Nous devons être présents sur la scène européenne et internationale où se discutent des questions importantes liées au développement des technologies de l'information. Nous voulons, avec nos partenaires européens, un débat plus ouvert, plus multipolaire. D'abord, parce que si Internet a été un temps développé surtout aux États-Unis, c'est désormais un réseau véritablement universel . les questions que pose son développement nous concernent pleinement. Ensuite, parce que les Européens, et singulièrement les Français, ont une expérience déjà ancienne du développement des technologies et des réseaux d'information. Je pense, par exemple, à la protection des données personnelles dans leur utilisation informatique, qui constitue un vrai problème aux États-Unis quand notre cadre législatif offre de vraies garanties à nos concitoyens. Le Secrétaire d'État à l'Industrie Christian Pierret a défendu la position française à la conférence de l'OCDE à Ottawa. Nous avons à cette occasion identifié plusieurs conditions pour créer la confiance des utilisateurs dans le commerce électronique. Mais je suis convaincu que c'est à travers notre expression européenne que pourra s'affirmer dans les meilleures conditions la défense de notre conception de la régulation d'Internet.

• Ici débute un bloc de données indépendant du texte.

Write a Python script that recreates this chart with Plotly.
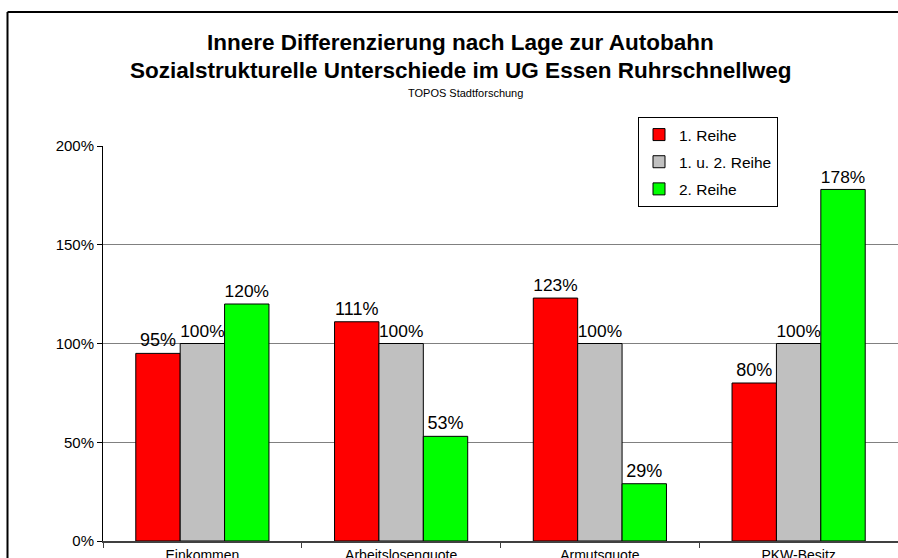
import plotly.graph_objects as go

categories = ["Einkommen", "Arbeitslosenquote", "Armutsquote", "PKW-Besitz"]
series_names = ["1. Reihe", "1. u. 2. Reihe", "2. Reihe"]
reihe1 = [95, 111, 123, 80]
reihe12 = [100, 100, 100, 100]
reihe2 = [120, 53, 29, 178]
colors = ["#FF0000", "#C0C0C0", "#00FF00"]
y_ticks = [0, 50, 100, 150, 200]

FONT = "Liberation Sans, Arial, sans-serif"

W, H = 898, 558
L, R, T, B = 103, 0, 146, 17
PW, PH = W - L - R, H - T - B


def px_x(x):
    return (x - L) / PW


def px_y(y):
    return (H - B - y) / PH


fig = go.Figure()
for i, (name, vals, col) in enumerate(zip(series_names, [reihe1, reihe12, reihe2], colors)):
    fig.add_trace(go.Bar(
        x=categories, y=vals, name=name, legendgroup=f"g{i}",
        marker=dict(color=col, line=dict(color="#000000", width=1)),
        text=[f"{v}%" for v in vals], textposition="outside",
        textfont=dict(family=FONT, size=18, color="#000000"),
        cliponaxis=False,
    ))

fig.update_layout(
    width=W, height=H,
    margin=dict(l=L, r=R, t=T, b=B, autoexpand=False),
    paper_bgcolor="white", plot_bgcolor="white",
    barmode="group", bargap=0.33, bargroupgap=0,
    showlegend=True,
    legend=dict(
        x=px_x(638), y=px_y(117),
        xanchor="left", yanchor="top",
        xref="paper", yref="paper",
        bgcolor="white", bordercolor="#000000", borderwidth=1,
        font=dict(family=FONT, size=15.5, color="#000000"),
        itemwidth=30, traceorder="grouped", tracegroupgap=4,
    ),
    font=dict(family=FONT, color="#000000"),
    annotations=[
        dict(text="<b>Innere Differenzierung nach Lage zur Autobahn</b>", xref="paper", yref="paper",
             x=px_x(460), y=px_y(43), showarrow=False, xanchor="center", yanchor="middle",
             font=dict(family=FONT, size=22.5, color="#000000")),
        dict(text="<b>Sozialstrukturelle Unterschiede im UG Essen Ruhrschnellweg</b>", xref="paper", yref="paper",
             x=px_x(460), y=px_y(70), showarrow=False, xanchor="center", yanchor="middle",
             font=dict(family=FONT, size=22.5, color="#000000")),
        dict(text="TOPOS Stadtforschung", xref="paper", yref="paper",
             x=px_x(465), y=px_y(93), showarrow=False, xanchor="center", yanchor="middle",
             font=dict(family=FONT, size=11, color="#000000")),
    ],
    shapes=[
        dict(type="line", xref="paper", yref="paper", x0=px_x(7.5), x1=px_x(7.5),
             y0=px_y(562), y1=px_y(12), line=dict(color="#000000", width=2)),
        dict(type="line", xref="paper", yref="paper", x0=px_x(7.5), x1=1.0,
             y0=px_y(12), y1=px_y(12), line=dict(color="#000000", width=2)),
    ],
)

fig.update_yaxes(
    range=[0, 200], tickvals=y_ticks, ticktext=[f"{v}%" for v in y_ticks],
    showgrid=True, gridcolor="#808080", gridwidth=1,
    showline=True, linecolor="#000000", linewidth=1,
    ticks="outside", ticklen=5, tickcolor="#000000",
    tickfont=dict(family=FONT, size=15, color="#000000"),
    zeroline=False, automargin=False,
)
fig.update_xaxes(
    showline=True, linecolor="#404040", linewidth=2,
    ticks="outside", ticklen=5, tickcolor="#404040", tickson="boundaries",
    tickfont=dict(family=FONT, size=14, color="#000000"),
    ticklabelstandoff=0,
    showgrid=False, automargin=False,
)

fig.write_html(
    "out.html",
    config={"displayModeBar": False},
    post_script="document.body.style.margin='0';document.body.style.overflow='hidden';",
)
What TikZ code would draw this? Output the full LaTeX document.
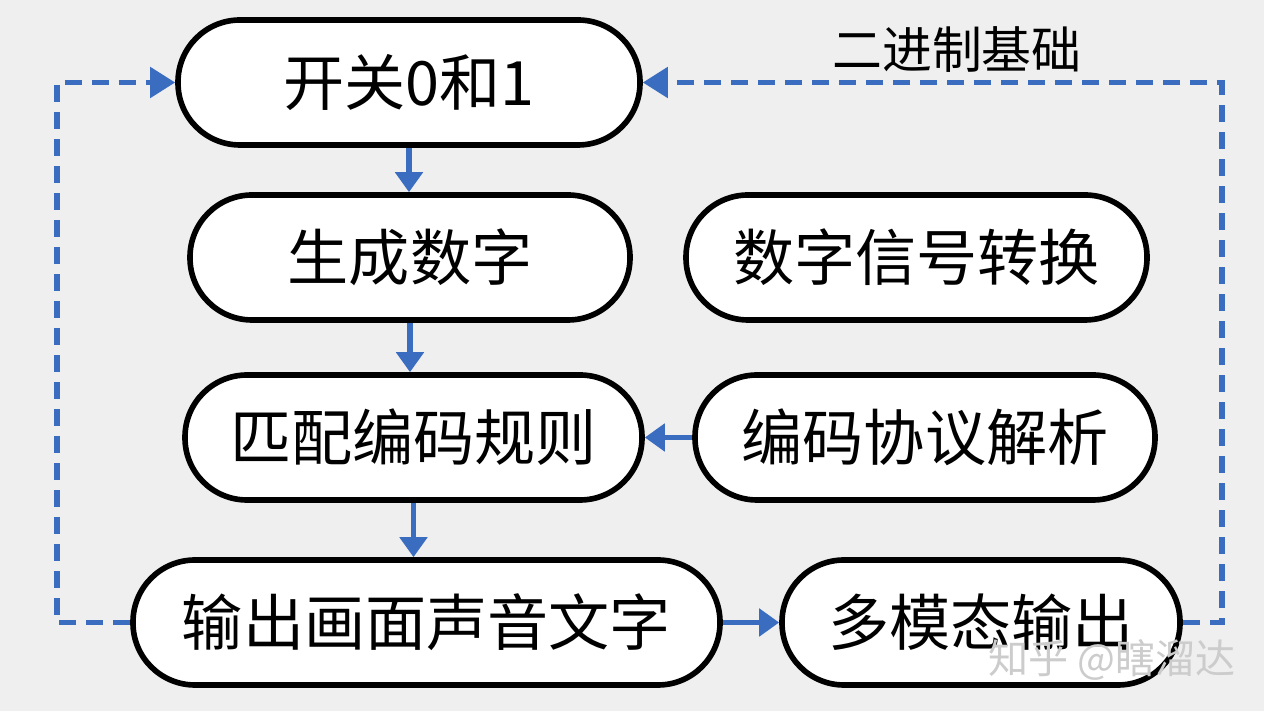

En conclusion je voudrais vous rappeler que le 19 mars j'annoncerai les résultats du concours des " eLectrophées, trophées des espoirs du commerce électronique ", car pour réaliser toutes les potentialités du commerce électronique, il faut des hommes et des femmes qui prennent des risques et innovent. Ces entrepreneurs du commerce électronique, nous devons les distinguer car ils sont autant de sources du fleuve de la croissance. Ce concours a donc pour objet d'identifier des PME, sélectionnées dans toute la France, qui ont à leur actif des réalisations dans le domaine du commerce électronique (outils matériels ou logiciels tournés vers les échanges électroniques, nouvelles formes de commercialisation, services d'intermédiation). Au 4 février 1999, plus d'une centaine de projets ont été identifiés. Une vingtaine de nominés seront réunis à Paris à l'occasion de la Fête de l'Internet, le 19 mars prochain, pour y présenter leurs réalisations devant un parterre d'investisseurs, de partenaires potentiels, d'experts et de journalistes. Trois prix seront remis par moi à l'issue de cette journée de présentation. J'espère vous retrouver à cette occasion.
Le travail n'est pas terminé. Il faut entretenir cette dynamique mise en place entre les secteurs public et privé par Francis Lorentz. J'estime indispensable d'inscrire dans la durée l'acquis des travaux de la mission commerce électronique et de la pratique de concertation, de réflexion et d'action qui s'est engagée.